Maybe Tucker's Death Will Prompt Our Shame
David Theis

I just came back from a long year in Saudi Arabia. Time passed slowly for us Westerners in the relative emptiness of life there. I and my colleagues whiled away the hours the only way we could -- gossiping about each other and, even more fervently, running down our host country. I joined in both activities, shaking my head at the sight of the women veiled in black, riding in the back seats of the cars they weren't allowed to drive. And then there were the highly amplified 3:45 a.m. calls to prayer, which nearly drove me to despair.

But about the most spectacular Saudi peculiarity -- their method of capital punishment -- I had little to say. I am from Texas, after all, where in 1997 we celebrated The Year of the Needle.

Not long after I arrived in Al Khobar, there was a public beheading which one of my fellow workers happened to witness. He was called upon to describe the scene many times, sometimes by me. So after a while, I felt I'd seen it with my own eyes: the hooded man (a Saudi) being led out onto the stage in the central area of the city, the removal of the hood to reveal his dull, no doubt drugged eyes, the nearly casual flash of the executioner's sword and the severing of head from body. Mercifully, there was no gusher of blood -- the drugs must have done their job in slowing his heart -- but still a dozen or so people in the crowd of maybe 200 fainted.

Perhaps they were relatives of the little boy the dead man had apparently sexually abused and murdered. (At least he wasn't being executed for the crime of practicing "black magic," as two people were last year.)

I didn't hear of any other beheadings, or "toppings," in Khobar/Dhahran the rest of the year, but they were much in the air. A pair of British nurses was charged with the murder of an Australian colleague, and in the expatriate community there was speculation about whether the Englishwomen would be executed. The smart money said no, that the Saudis hadn't executed any Westerner in years.

And there was no way that the Saudis would present the world with the spectacle of Western women being led to the chopping block. That just wasn't going to happen. And the smart money was right. Negotiating with the dead woman's brother, and obtaining his agreement to forgo the death penalty, the Saudis spared themselves the condemnation of the West.

Meanwhile, here in the wild wild West, we Texans are about to boldly go where the Saudis wouldn't. The wheels of death -- I won't call them justice -- are turning for Karla Faye Tucker, and I suppose they'll crush her right on schedule.

Tucker's execution is going to make us look bad. Tucker is an attractive, apparently rehabilitated, apparently well-loved woman. It's hard to say how exactly she poses an ongoing threat to society. Killing her in cold blood just looks like murder. The Europeans we want so badly to trade with, and whose cultural approval we so crave, will be shaking their heads in dismay once again, just as when I was vacationing in Spain and read in the papers there about our barbarous incarceration of the tragic Jose Aldape Guerra.
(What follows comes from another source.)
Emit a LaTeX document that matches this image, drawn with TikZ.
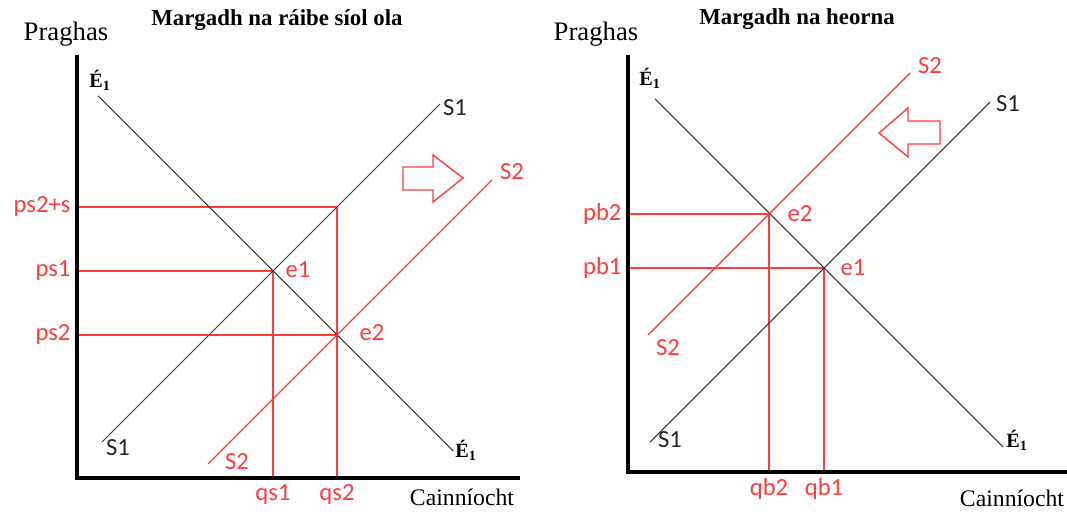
\documentclass[tikz,border=0pt]{standalone}
\usepackage{fontspec}
\setmainfont{Liberation Serif}
\newfontfamily\calib{Carlito}
\usepackage{xcolor}
\usetikzlibrary{positioning,calc}

\definecolor{mktred}{HTML}{FF3B3B}
\tikzset{
  axis/.style={line width=2.8pt},
  curve/.style={line width=0.6pt, draw=black!80},
  redline/.style={line width=0.8pt, draw=mktred},
  redlbl/.style={text=mktred, font=\calib\fontsize{14}{16}\selectfont},
  crvlbl/.style={text=black!85, font=\calib\fontsize{14}{16}\selectfont},
  dlbl/.style={font=\fontsize{11.5}{13}\selectfont\bfseries},
  axlbl/.style={font=\fontsize{13.5}{16}\selectfont},
  ylbl/.style={font=\fontsize{15.2}{17}\selectfont},
  ttl/.style={font=\fontsize{13}{15}\selectfont\bfseries},
  shiftarrow/.style={draw=mktred, line width=0.8pt}
}

\begin{document}
\begin{tikzpicture}
  \useasboundingbox (0,0) rectangle (21.34,10.22);

  %%%%% Left: Margadh na raibe siol ola %%%%%
  \coordinate (oA) at (1.54,0.66);
  \coordinate (yA) at (1.54,9.12);
  \coordinate (xA) at (10.40,0.66);
  \coordinate (eA1) at (5.46,4.80);
  \coordinate (eA2) at (6.74,3.52);
  \coordinate (sA) at ($(eA1)+(1.28,1.28)$);

  % Price / quantity guides
  \draw[redline] (oA |- sA) node[redlbl, left] (pA3) {ps2+s} -- (sA) -- (sA |- oA) node[redlbl, below] (qA2) {qs2};
  \draw[redline] (oA |- eA1) node[redlbl, left] (pA1) {ps1} -- (eA1) -- (eA1 |- oA) node[redlbl, below] (qA1) {qs1};
  \draw[redline] (oA |- eA2) node[redlbl, left] (pA2) {ps2} -- (eA2);

  % Demand and supply
  \draw[curve] ($(eA1)+(-3.5,3.5)$) -- ($(eA1)+(3.6,-3.6)$);
  \draw[curve] ($(eA1)+(-3.42,-3.42)$) -- ($(eA1)+(3.34,3.34)$);
  \draw[redline] ($(eA2)+(-2.58,-2.58)$) -- ($(eA2)+(3.1,3.1)$);

  \node[dlbl] (dA0) at (2.00,8.62) {É\textsubscript{1}};
  \node[dlbl] (dA1) at (9.32,1.22) {É\textsubscript{1}};
  \node[crvlbl] (sA0) at (2.36,1.26) {S1};
  \node[crvlbl] (sA1) at (9.10,8.06) {S1};
  \node[redlbl] (tA0) at (4.74,0.98) {S2};
  \node[redlbl] (tA1) at (10.24,6.78) {S2};
  \node[redlbl] (lA1) at (5.96,4.82) {e1};
  \node[redlbl] (lA2) at (7.44,3.56) {e2};

  % Shift right
  \draw[shiftarrow] (8.06,6.88) -- (8.66,6.88) -- (8.66,7.12) -- (9.26,6.66)
    -- (8.66,6.18) -- (8.66,6.42) -- (8.06,6.42) -- cycle;

  % Axes
  \draw[axis] (yA) -- (oA) -- (xA);
  \node[ylbl] (pxA) at (1.32,9.54) {Praghas};
  \node[axlbl] (qxA) at (9.24,0.28) {Cainníocht};
  \node[ttl] (hA) at (5.54,9.82) {Margadh na ráibe síol ola};

  %%%%% Right: Margadh na heorna %%%%%
  \coordinate (oB) at (12.56,0.78);
  \coordinate (yB) at (12.56,9.12);
  \coordinate (xB) at (21.34,0.78);
  \coordinate (eB1) at (16.48,4.86);
  \coordinate (eB2) at (15.38,5.94);

  % Price / quantity guides
  \draw[redline] (oB |- eB2) node[redlbl, left] (pB2) {pb2} -- (eB2) -- (eB2 |- oB) node[redlbl, below] (qB2) {qb2};
  \draw[redline] (oB |- eB1) node[redlbl, left] (pB1) {pb1} -- (eB1) -- (eB1 |- oB) node[redlbl, below] (qB1) {qb1};

  % Demand and supply
  \draw[curve] ($(eB1)+(-3.38,3.38)$) -- ($(eB1)+(3.58,-3.58)$);
  \draw[curve] ($(eB1)+(-3.48,-3.48)$) -- ($(eB1)+(3.32,3.32)$);
  \draw[redline] ($(eB2)+(-2.42,-2.42)$) -- ($(eB2)+(2.82,2.82)$);

  \node[dlbl] (dB0) at (13.00,8.66) {É\textsubscript{1}};
  \node[dlbl] (dB1) at (20.34,1.42) {É\textsubscript{1}};
  \node[crvlbl] (sB0) at (13.40,1.42) {S1};
  \node[crvlbl] (sB1) at (20.16,8.14) {S1};
  \node[redlbl] (tB0) at (13.36,3.26) {S2};
  \node[redlbl] (tB1) at (18.60,8.90) {S2};
  \node[redlbl] (lB1) at (17.06,4.86) {e1};
  \node[redlbl] (lB2) at (16.00,5.94) {e2};

  % Shift left
  \draw[shiftarrow] (18.80,7.80) -- (18.16,7.80) -- (18.16,8.06) -- (17.58,7.56)
    -- (18.16,7.08) -- (18.16,7.34) -- (18.80,7.34) -- cycle;

  % Axes
  \draw[axis] (yB) -- (oB) -- (xB);
  \node[ylbl] (pxB) at (11.92,9.54) {Praghas};
  \node[axlbl] (qxB) at (20.24,0.26) {Cainníocht};
  \node[ttl] (hB) at (15.94,9.84) {Margadh na heorna};
\end{tikzpicture}
\end{document}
At least we didn't kill Aldape Guerra, who was almost certainly innocent of the charges against him. We will kill Tucker, who is guilty, of course, of murder.

But maybe some good will come of Tucker's death. Maybe killing a woman, especially this woman, will make us feel the shame the rest of the civilized world feels for us when we execute. Maybe we'll think again about the killing machine that we've built and whose workings our lawmakers and justices have recently greased.

The Saudi system looks barbaric even to us Texans, but they at least hold out the possibility of mercy. The senior man in a family who has lost a member to murder can stay the executioner's hand. I read about a near-execution in the United Arab Emirates that ended only when the executioner raised his sword. Only at that moment did the father who had lost his son call out, "Allahu ahkbar" (God is great), and the killer was spared.

I'm no fan of the Saudi justice system, but at least inside it you can detect the workings and will of a human being. Not so with our assembly line of cold-blooded death, which carries a whiff of the Nazi in its highly mechanical, we-have-to-let-the-system-work nature. (And in the way the deaths are now so tidy and quiet. According to a recent National Public Radio essay, you can walk past the near-downtown Huntsville death chamber at the moment of execution -- 6 p.m. -- and not even know someone is being killed a stone's throw away).

Even pro-death-penalty conservatives such as Pat Robertson now wonder what we are about here.

I hope that Karla Faye Tucker will somehow be spared. That by some miracle, our needle will not be able to penetrate her flesh. Failing that, I hope her utterly pointless death troubles our sleep (as it did mine tonight); that it moves us to hand our death needle in the museum beside Old Sparky, Texas' old electric chair.

Except in the rarest of cases, such as that of Timothy McVeigh, whom I see as having committed an act of war against our country, I don't want the state killing in my name. I personally want out of the death business as practiced here in Texas -- and especially in Harris County. It brings nationwide and worldwide shame upon us.